In the popularity stakes, he comes in just behind the nation's favourite Queen Beatrix.
But some of the same people believe he is too lightweight, too inexperienced, to take charge of the country. In leadership polls he is down in fourth place.
"They just don't see him as a prime minister. They see him as a guy who understands them, someone who is like them and can soften the blow from the crisis," explains political analyst Andre Krouwel.
"He is associated with fighting and protest, not someone who can unify different parties to form a coalition."
'Over my dead body'
His Socialist party has consistently refused to toe the Netherlands' euro-enthusiastic line.
It voted against rescue packages for Spain and Greece, budget deficit targets and the new ESM bailout fund.
The Socialists favour stimulus over austerity.
When asked whether the Netherlands would pay the European Commission fine for failing to hit its 3% budget deficit target, Mr Roemer's response was a resolute "Over my dead body!"
Dutch Finance Minister Jan Kees de Jager immediately warned that such "irresponsible comments" threatened to undermine market confidence.

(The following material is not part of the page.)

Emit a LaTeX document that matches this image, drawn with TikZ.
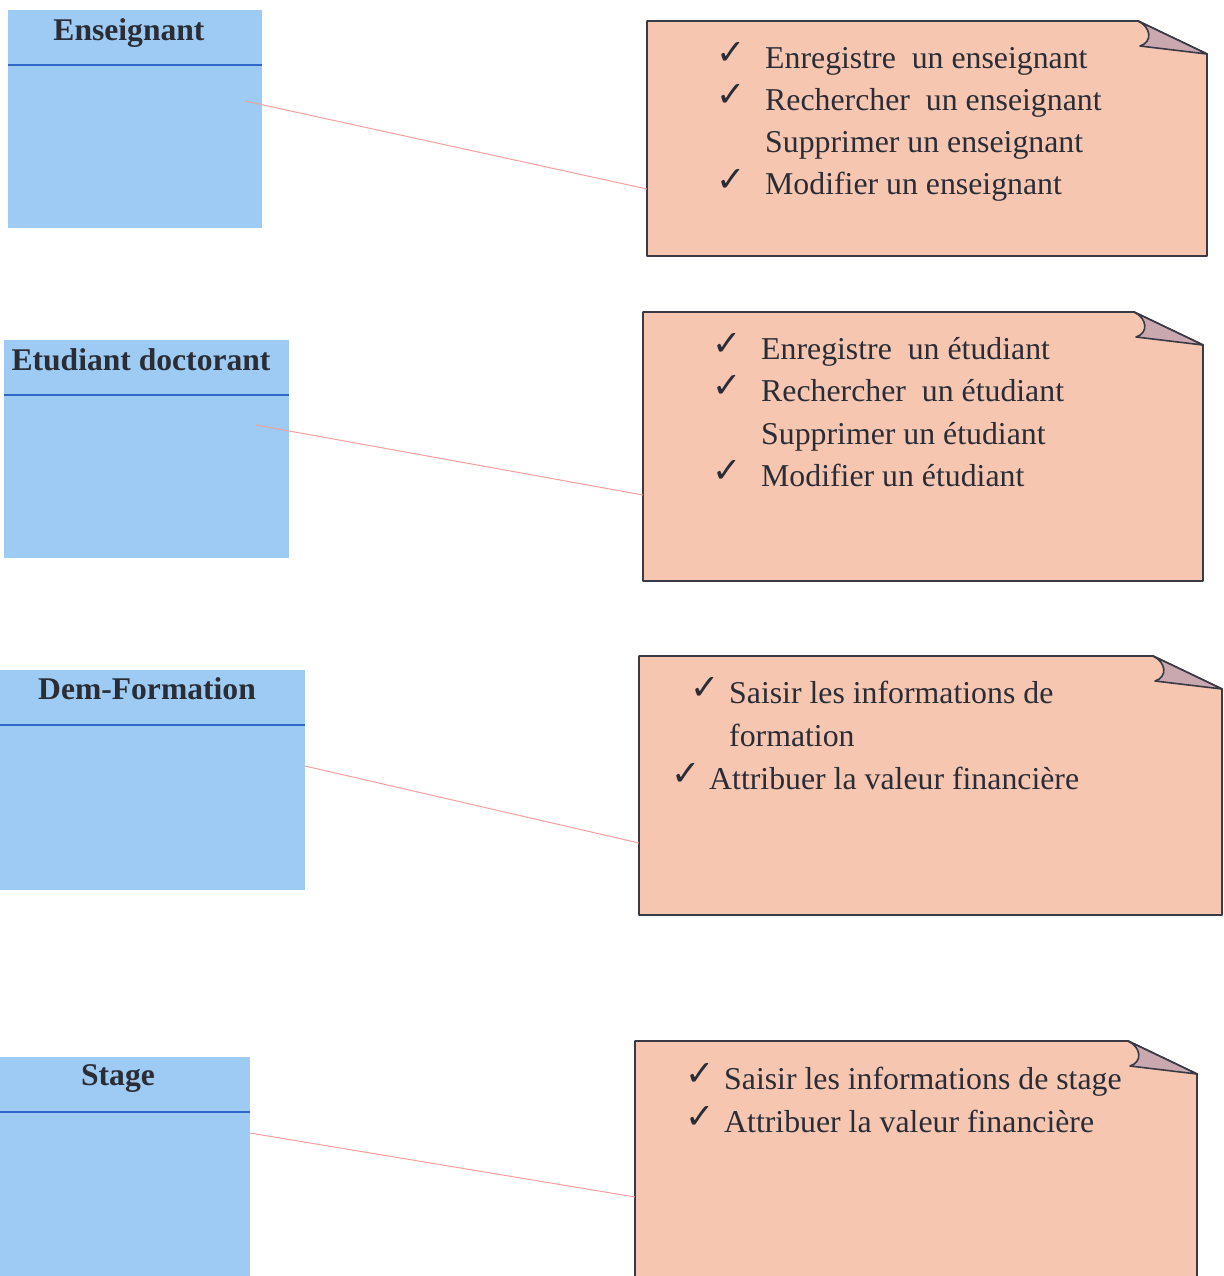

But the SP's spokesman on Europe, Harry van Bommel, insists austerity is "not the way to get ourselves out of this crisis".
"We can only restore confidence by showing we'll create growth and that will only happen if the government invests in the country," he says.
"The austerity measures will definitely not stimulate the economy: they will hurt small and medium enterprises, they will hurt people with low incomes."
Part of the Socialists' success has been to occupy space left by what has traditionally been the main left-wing party, Labour.
Some Labour voters felt abandoned when it made policy concessions in order to join the centre-right coalition formed after the last election.
Business fears
The Socialists want to raise income tax from 52% to 65% for those earning more than 150,000 euros (£119,000).
My landlord looks anxious when I mention the prospect of a Roemer-led government.
"They will kill the economy. They want to make such high taxes for companies that many will shut down. Then how will they pay for all the benefits they want to give out to old people and the unemployed?"
The result of the election may have wider repercussions, too.
The Netherlands has become known for taking a hard line on austerity, refusing to let southern Europe off the hook.
But if the Socialists put in a strong showing, the Netherlands' own commitment to fiscal discipline will be called into question, and Chancellor Angela Merkel's austerity-led strategy will come under growing pressure.